> _Given task_: Repeat exactly what appears from the opening line of the listing to the line with "resin_ticks = [100, 90, 80, 70, 60, 50, 40]", inclusive.

* Start *

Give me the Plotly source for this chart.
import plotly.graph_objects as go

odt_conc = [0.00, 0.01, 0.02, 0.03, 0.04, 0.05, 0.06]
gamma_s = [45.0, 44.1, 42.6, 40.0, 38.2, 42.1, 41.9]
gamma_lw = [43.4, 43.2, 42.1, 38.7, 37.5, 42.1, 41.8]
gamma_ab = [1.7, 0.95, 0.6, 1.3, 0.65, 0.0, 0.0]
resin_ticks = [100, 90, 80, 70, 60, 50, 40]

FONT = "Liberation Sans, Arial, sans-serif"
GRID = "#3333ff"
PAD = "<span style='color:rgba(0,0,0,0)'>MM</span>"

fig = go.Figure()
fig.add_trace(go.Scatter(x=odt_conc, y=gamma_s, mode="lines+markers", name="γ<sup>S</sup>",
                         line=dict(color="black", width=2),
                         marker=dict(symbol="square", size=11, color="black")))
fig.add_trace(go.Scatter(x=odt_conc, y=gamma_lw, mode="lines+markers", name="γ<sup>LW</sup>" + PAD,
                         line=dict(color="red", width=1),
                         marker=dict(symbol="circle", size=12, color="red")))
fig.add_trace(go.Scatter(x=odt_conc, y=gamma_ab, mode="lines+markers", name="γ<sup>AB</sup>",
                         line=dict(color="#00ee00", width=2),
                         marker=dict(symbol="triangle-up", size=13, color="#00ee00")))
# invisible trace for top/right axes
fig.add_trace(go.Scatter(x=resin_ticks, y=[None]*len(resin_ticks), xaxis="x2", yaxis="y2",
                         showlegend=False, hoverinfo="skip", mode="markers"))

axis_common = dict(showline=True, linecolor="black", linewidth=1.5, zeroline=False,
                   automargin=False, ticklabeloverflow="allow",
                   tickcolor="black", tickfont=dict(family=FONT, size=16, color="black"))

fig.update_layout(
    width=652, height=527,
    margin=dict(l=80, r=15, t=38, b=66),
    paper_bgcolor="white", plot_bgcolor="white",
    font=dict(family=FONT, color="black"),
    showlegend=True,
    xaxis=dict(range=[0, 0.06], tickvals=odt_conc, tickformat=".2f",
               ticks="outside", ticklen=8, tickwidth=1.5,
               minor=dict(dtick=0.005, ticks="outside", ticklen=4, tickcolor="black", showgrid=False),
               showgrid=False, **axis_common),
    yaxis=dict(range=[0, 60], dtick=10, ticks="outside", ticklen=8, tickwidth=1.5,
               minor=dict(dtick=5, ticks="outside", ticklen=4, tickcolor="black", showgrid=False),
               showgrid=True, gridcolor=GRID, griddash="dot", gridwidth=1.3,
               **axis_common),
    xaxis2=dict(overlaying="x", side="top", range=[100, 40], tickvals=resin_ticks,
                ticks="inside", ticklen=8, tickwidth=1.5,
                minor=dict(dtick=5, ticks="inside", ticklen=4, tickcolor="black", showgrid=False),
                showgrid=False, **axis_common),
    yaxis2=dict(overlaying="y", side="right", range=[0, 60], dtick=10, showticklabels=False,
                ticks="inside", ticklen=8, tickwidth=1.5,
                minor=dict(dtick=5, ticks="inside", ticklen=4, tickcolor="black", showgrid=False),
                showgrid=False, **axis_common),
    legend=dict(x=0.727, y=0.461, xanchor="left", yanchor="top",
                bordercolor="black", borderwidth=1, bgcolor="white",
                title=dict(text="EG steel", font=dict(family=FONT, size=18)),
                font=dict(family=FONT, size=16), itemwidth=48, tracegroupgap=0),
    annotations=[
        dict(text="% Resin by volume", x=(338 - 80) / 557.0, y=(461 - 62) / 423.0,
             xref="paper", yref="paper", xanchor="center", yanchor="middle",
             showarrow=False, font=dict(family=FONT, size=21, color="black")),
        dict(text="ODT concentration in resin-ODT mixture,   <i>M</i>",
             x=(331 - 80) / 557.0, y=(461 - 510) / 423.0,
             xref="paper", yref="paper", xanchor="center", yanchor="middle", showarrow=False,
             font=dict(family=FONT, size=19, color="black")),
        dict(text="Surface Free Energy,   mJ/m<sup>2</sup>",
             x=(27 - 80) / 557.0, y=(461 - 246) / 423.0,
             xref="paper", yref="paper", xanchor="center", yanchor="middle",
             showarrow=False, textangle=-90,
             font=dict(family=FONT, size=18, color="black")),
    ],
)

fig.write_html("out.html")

* End *

> _Completed task_:
Give me the Plotly source for this chart.
import plotly.graph_objects as go

odt_conc = [0.00, 0.01, 0.02, 0.03, 0.04, 0.05, 0.06]
gamma_s = [45.0, 44.1, 42.6, 40.0, 38.2, 42.1, 41.9]
gamma_lw = [43.4, 43.2, 42.1, 38.7, 37.5, 42.1, 41.8]
gamma_ab = [1.7, 0.95, 0.6, 1.3, 0.65, 0.0, 0.0]
resin_ticks = [100, 90, 80, 70, 60, 50, 40]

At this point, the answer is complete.